West Midland LA John Mervyn Pugh refused the application for a one vehicle licence made by Frank Miele and Malcolm Davis. trading as Miele & Davis Transport, after evidence that Miele was a market gardener who wanted to transport his own produce to market and Davis would run the transport side. (Legal Bulletin, November 1987.) Although that application was opposed by Wychavon District Council, it did not oppose the application by Miele for a licence in his own name. Six local residents, however, maintained their representations on environmental grounds.

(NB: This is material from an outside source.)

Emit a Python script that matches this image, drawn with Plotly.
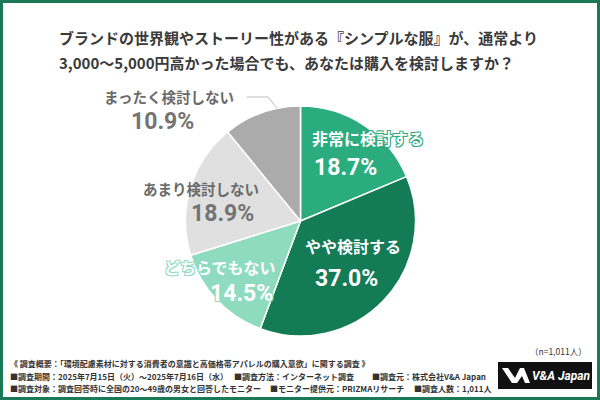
import plotly.graph_objects as go

# ---- data ----
categories = ["非常に検討する", "やや検討する", "どちらでもない", "あまり検討しない", "まったく検討しない"]
values = [18.7, 37.0, 14.5, 18.9, 10.9]
title_lines = [
    "ブランドの世界観やストーリー性がある『シンプルな服』が、通常より",
    "3,000～5,000円高かった場合でも、あなたは購入を検討しますか？",
]
sample_note = "（n=1,011人）"
footer_title = "《 調査概要：「環境配慮素材に対する消費者の意識と高価格帯アパレルの購入意欲」に関する調査 》"
footer_items = [
    "■調査期間：2025年7月15日（火）～2025年7月16日（水）",
    "■調査方法：インターネット調査",
    "■調査元：株式会社V&A Japan",
    "■調査対象：調査回答時に全国の20～49歳の男女と回答したモニター",
    "■モニター提供元：PRIZMAリサーチ",
    "■調査人数：1,011人",
]
logo_text = "V&A Japan"

# ---- styles / layout ----
W, H = 600, 400
colors = ["#2bac7f", "#137b56", "#8fdbbf", "#e0e0e0", "#ababab"]
label_pos = [(368, 138), (353, 246), (220, 267), (201, 188), (169, 97)]
pct_pos = [(345, 168), (346, 278), (241, 293), (222, 213), (162, 122)]
label_size = [16, 16, 16, 14.5, 14.5]
footer_pos = [(8, 376), (232, 376), (370, 376), (8, 388), (268, 388), (412, 388)]

def X(px):
    return px / W

def Y(py):
    return 1 - py / H

JP = "Noto Sans CJK JP"
NUM = "Roboto, Noto Sans CJK JP"

fig = go.Figure(go.Pie(
    labels=categories,
    values=values,
    sort=False,
    direction="clockwise",
    rotation=0,
    marker=dict(colors=colors, line=dict(color="white", width=1.5)),
    textinfo="none",
    hoverinfo="skip",
    showlegend=False,
    domain=dict(x=[X(185), X(416)], y=[Y(336), Y(106)]),
))

ann = []
for i, t in enumerate(title_lines):
    ann.append(dict(x=X(57), y=Y(37 + 25 * i), xref="paper", yref="paper",
                    xanchor="left", yanchor="middle", showarrow=False, text=t,
                    font=dict(family=JP, size=15, color="#3a3a3a", weight="bold")))

for i, (c, v) in enumerate(zip(categories, values)):
    if i < 3:
        col = "white"
        sc = colors[i]
        shadow = f"-1px -1px 0 {sc}, 1px -1px 0 {sc}, -1px 1px 0 {sc}, 1px 1px 0 {sc}"
    else:
        col = "#6a6a6a"
        shadow = "none"
    lx, ly = label_pos[i]
    px_, py_ = pct_pos[i]
    ann.append(dict(x=X(lx), y=Y(ly), xref="paper", yref="paper", xanchor="center",
                    yanchor="middle", showarrow=False, text=c,
                    font=dict(family=JP, size=label_size[i], color=col, weight="bold", shadow=shadow)))
    ann.append(dict(x=X(px_), y=Y(py_), xref="paper", yref="paper", xanchor="center",
                    yanchor="middle", showarrow=False, text=f"{v:.1f}%",
                    font=dict(family=NUM, size=23, color=col if i < 3 else "#747474",
                              weight="bold", shadow=shadow)))

ann.append(dict(x=X(589), y=Y(351), xref="paper", yref="paper", xanchor="right",
                yanchor="middle", showarrow=False, text=sample_note,
                font=dict(family=JP, size=8.5, color="#333333")))
ann.append(dict(x=X(8), y=Y(363), xref="paper", yref="paper", xanchor="left",
                yanchor="middle", showarrow=False, text=footer_title,
                font=dict(family=JP, size=8, color="#333333", weight="bold")))
for t, (fx, fy) in zip(footer_items, footer_pos):
    ann.append(dict(x=X(fx), y=Y(fy), xref="paper", yref="paper", xanchor="left",
                    yanchor="middle", showarrow=False, text=t,
                    font=dict(family=JP, size=8, color="#333333", weight="bold")))
ann.append(dict(x=X(561), y=Y(376), xref="paper", yref="paper", xanchor="center",
                yanchor="middle", showarrow=False, text=logo_text,
                font=dict(family="Roboto", size=12, color="white", weight="bold", style="italic")))

def pathp(pts):
    return "M " + " L ".join(f"{X(a):.5f},{Y(b):.5f}" for a, b in pts) + " Z"

shapes = [
    # frame
    dict(type="rect", xref="paper", yref="paper", x0=X(1.5), x1=X(W - 1.5), y0=Y(H - 1.5), y1=Y(1.5),
         line=dict(color="#1a7a57", width=3), fillcolor="rgba(0,0,0,0)"),
    # leader line
    dict(type="path", xref="paper", yref="paper",
         path=f"M {X(247)},{Y(97)} L {X(268)},{Y(97)} L {X(277)},{Y(108)}",
         line=dict(color="#bdbdbd", width=1)),
    # logo box
    dict(type="rect", xref="paper", yref="paper", x0=X(498), x1=X(592), y0=Y(389), y1=Y(362),
         line=dict(width=0), fillcolor="#111111"),
    dict(type="path", xref="paper", yref="paper",
         path=pathp([(502, 368), (508, 368), (515, 378), (520, 368), (524, 368), (530, 383),
                     (525, 383), (522, 376), (517, 383), (512, 383)]),
         line=dict(width=0), fillcolor="white"),
]

fig.update_layout(
    width=W, height=H,
    margin=dict(l=0, r=0, t=0, b=0),
    paper_bgcolor="white", plot_bgcolor="white",
    annotations=ann, shapes=shapes,
)

fig.write_html("out.html", config={"displayModeBar": False},
               post_script="document.body.style.margin='0';document.body.style.overflow='hidden';")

For Miele, it was said that he undertook that the vehicle would not travel over the access road in excess of 5mph and he would accept conditions that the vehicle would not exceed 7.5 tonnes, and that there would be only one movement in or out between 1600 and 1930 hours, and again between 2200 hours and midnight, except in emergencies. Miele was also prepared to contribute to the upkeep of the road The residents maintained that the proposed operating centre was unsuitable as such and that the condition of the access road was a disgrace.
The LA granted a licence for five years, subject to the agreed conditions and further condition that no maintenance be carried out at the operating centre. A private road was no concern of his, he said, and it was better that there should be a licence over which he would have some control, than a situation where Miele was hiring vehicles in to do the work, something over which he had no control.